Task goal
Select and copy out every line in the records containing "this".

Rows from a dataset of charts and code
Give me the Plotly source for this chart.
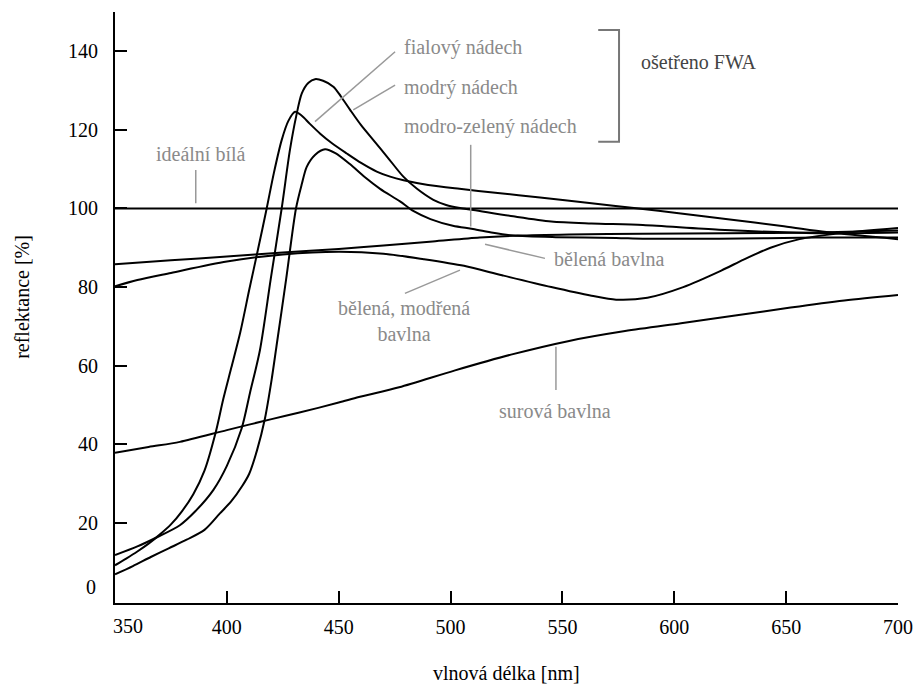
import plotly.graph_objects as go

# ---------------- data ----------------
ideal_x = [350, 700]
ideal_y = [100, 100]

raw_x = [350, 365, 379, 400, 420, 432, 450, 459, 477, 502, 527, 553, 578, 603, 628, 652, 676, 700]
raw_y = [37.8, 39.3, 40.6, 43.6, 46.4, 48.0, 50.6, 52.0, 54.5, 58.8, 62.8, 66.3, 68.8, 70.8, 72.8, 74.8, 76.6, 78.0]

bleached_x = [350, 375, 400, 425, 450, 470, 492, 513, 530, 553, 586, 623, 664, 700]
bleached_y = [85.8, 86.8, 87.8, 88.8, 89.7, 90.6, 91.6, 92.6, 93.1, 93.4, 93.6, 93.7, 93.9, 94.4]

blued_x = [350, 360, 375, 400, 425, 450, 470, 488, 506, 523, 545, 563, 574, 588, 604, 621, 631, 643, 656, 673, 700]
blued_y = [80.2, 81.8, 83.6, 86.5, 88.3, 89.0, 88.5, 87.1, 85.4, 83.0, 80.0, 77.8, 76.8, 77.3, 80.0, 84.2, 87.0, 90.0, 92.2, 93.6, 95.0]

violet_x = [350, 355, 360, 365, 370, 375, 380, 385, 390, 395, 398.4, 402, 406, 410, 414, 417.8, 421, 424.5, 427.5, 430.5,
            433.5, 437, 441.6, 447, 453.6, 460, 467, 473, 479, 490, 504, 520, 540, 562, 584, 602, 623, 649, 668, 700]
violet_y = [9.2, 10.9, 12.7, 14.7, 17.0, 19.6, 23.0, 27.3, 33.3, 43.0, 51.5, 59.5, 68.5, 79.3, 89.8, 100.0, 109.0, 117.4, 122.3, 124.6,
            123.6, 121.6, 119.1, 116.6, 114.0, 111.6, 109.4, 108.1, 107.2, 106.0, 105.0, 104.0, 102.8, 101.4, 100.0, 98.8, 97.3, 95.5, 94.0, 92.2]

blue_x = [350, 360, 369, 379, 386, 394, 400, 406.6, 410.3, 414.8, 419.6, 424.5, 428.2, 431, 433.5, 436.5, 439.4, 443, 447.6, 451,
          455.1, 460, 465.5, 472, 478.9, 485, 492.3, 498, 504.2, 510.2, 528, 545, 563, 586, 620, 664, 700]
blue_y = [11.8, 14.0, 16.4, 19.4, 23.0, 28.4, 34.5, 44.0, 53.0, 64.0, 82.0, 100.0, 114.9, 123.5, 129.3, 132.0, 132.9, 132.5, 131.0, 128.5,
          125.1, 121.2, 117.4, 112.9, 108.1, 105.0, 102.2, 100.9, 100.1, 99.6, 98.0, 96.7, 96.2, 95.8, 94.6, 93.7, 93.9]

bluegreen_x = [350, 358, 366, 374, 382, 390, 396.9, 402, 407, 410, 413.5, 417, 420, 422.2, 426.5, 430.9, 433.5, 435.7, 439.5, 443.9,
               448.5, 455, 461.6, 468.5, 477.4, 483.5, 491, 501, 510, 519, 528, 547, 574, 586, 620, 663, 700]
bluegreen_y = [6.9, 9.0, 11.3, 13.5, 15.7, 18.2, 22.4, 25.5, 29.5, 32.5, 38.5, 46.5, 56.4, 65.0, 82.0, 100.0, 106.2, 110.6, 113.7, 115.1,
               114.1, 111.3, 108.0, 105.0, 101.8, 99.3, 97.3, 95.6, 94.8, 93.8, 93.1, 92.7, 92.5, 92.3, 92.3, 92.6, 92.6]

x_tick_vals = [400, 450, 500, 550, 600, 650, 700]
x_tick_text = ["400", "450", "500", "550", "600", "650", "700"]
x_tick_marks = [400, 450, 500, 550, 600, 650]
y_tick_vals = [20, 40, 60, 80, 100, 120, 140]
y_tick_text = ["20", "40", "60", "80", "100", "120", "140"]

FONT = "Liberation Serif"
FS = 20
GRAY = "#8a8a8a"
LGRAY = "#999999"

fig = go.Figure()
for xs, ys in [(ideal_x, ideal_y), (raw_x, raw_y), (bleached_x, bleached_y), (blued_x, blued_y),
               (violet_x, violet_y), (blue_x, blue_y), (bluegreen_x, bluegreen_y)]:
    fig.add_trace(go.Scatter(x=xs, y=ys, mode="lines",
                             line=dict(color="black", width=2, shape="spline", smoothing=0.8),
                             showlegend=False, hoverinfo="skip"))

# pointer lines
pointers = [
    (386.1, 109.8, 386.1, 101.3),
    (475.2, 139.9, 439.4, 122.1),
    (475.2, 131.4, 456.5, 125.1),
    (509.0, 116.2, 509.0, 95.4),
    (515.4, 90.9, 542.2, 87.3),
    (479.6, 78.4, 504.2, 84.3),
    (547.1, 64.8, 547.1, 53.8),
]
for x0, y0, x1, y1 in pointers:
    fig.add_shape(type="line", x0=x0, y0=y0, x1=x1, y1=y1, xref="x", yref="y",
                  line=dict(color=LGRAY, width=1.5))
# bracket
fig.add_shape(type="path", xref="x", yref="y",
              path="M 566.0 145.4 L 575.3 145.4 L 575.3 117.0 L 566.0 117.0",
              line=dict(color="#777777", width=2))

ann = [
    ("fialový nádech", 478.2, 140.9, "left", GRAY),
    ("modrý nádech", 478.2, 130.7, "left", GRAY),
    ("modro-zelený nádech", 478.2, 120.8, "left", GRAY),
    ("ošetřeno FWA", 584.4, 137.2, "left", "#444444"),
    ("ideální bílá", 388.3, 113.9, "center", GRAY),
    ("bělená bavlna", 545.2, 87.1, "left", GRAY),
    ("bělená, modřená<br>bavlna", 479.2, 71.4, "center", GRAY),
    ("surová bavlna", 546.7, 48.5, "center", GRAY),
]
for t, x, y, xa, c in ann:
    fig.add_annotation(text=t, x=x, y=y, xref="x", yref="y", xanchor=xa, yanchor="middle",
                       showarrow=False, font=dict(family=FONT, size=FS, color=c))

# extra tick labels (offset as in reference)
fig.add_annotation(text="0", x=0, y=3.7, xref="paper", yref="y", xanchor="right", yanchor="middle",
                   xshift=-17, showarrow=False, font=dict(family=FONT, size=FS, color="black"))
fig.add_annotation(text="350", x=355.8, y=0, xref="x", yref="paper", xanchor="center", yanchor="middle",
                   yshift=-23, showarrow=False, font=dict(family=FONT, size=FS, color="black"))

# axis titles
fig.add_annotation(text="vlnová délka [nm]", x=0.5, y=0, xref="paper", yref="paper",
                   xanchor="center", yanchor="middle", yshift=-70, showarrow=False,
                   font=dict(family=FONT, size=FS, color="black"))
fig.add_annotation(text="reflektance [%]", x=0, y=0.518, xref="paper", yref="paper",
                   xanchor="center", yanchor="middle", xshift=-93, textangle=-90, showarrow=False,
                   font=dict(family=FONT, size=FS, color="black"))

fig.update_layout(
    width=918, height=684,
    margin=dict(l=115, r=20, t=12, b=81, autoexpand=False),
    paper_bgcolor="white", plot_bgcolor="white",
    xaxis=dict(range=[350, 700], showline=True, linecolor="black", linewidth=2,
               showgrid=False, zeroline=False, tickmode="array", automargin=False,
               tickvals=x_tick_vals, ticktext=x_tick_text, ticks="",
               ticklabelstandoff=5,
               minor=dict(tickmode="array", tickvals=x_tick_marks, ticks="inside",
                          ticklen=12, tickwidth=2, tickcolor="black", showgrid=False),
               tickfont=dict(family=FONT, size=FS, color="black")),
    yaxis=dict(range=[-0.4, 150], showline=True, linecolor="black", linewidth=2,
               showgrid=False, zeroline=False, tickmode="array", automargin=False,
               tickvals=y_tick_vals, ticktext=y_tick_text, ticks="inside",
               ticklen=12, tickwidth=2, tickcolor="black",
               ticklabelstandoff=11,
               tickfont=dict(family=FONT, size=FS, color="black")),
)

fig.write_html("out.html")
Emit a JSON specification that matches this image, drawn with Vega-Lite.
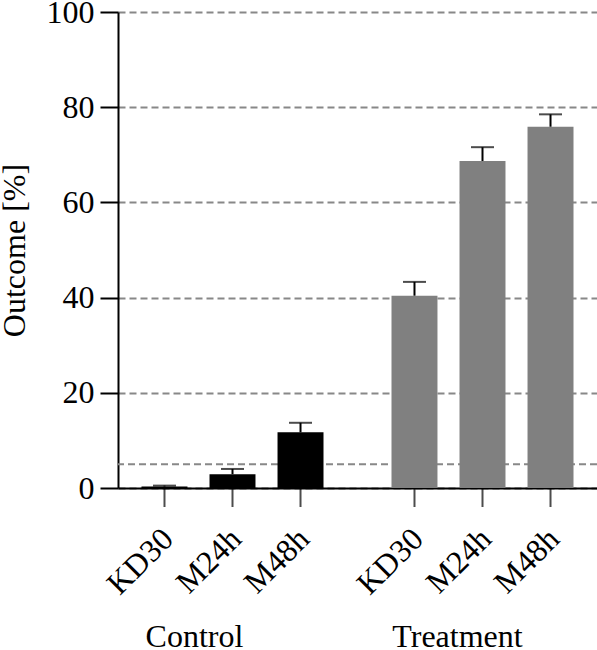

Complete output
Give me the Plotly source for this chart.
Emit a JSON specification that matches this image, drawn with Vega-Lite.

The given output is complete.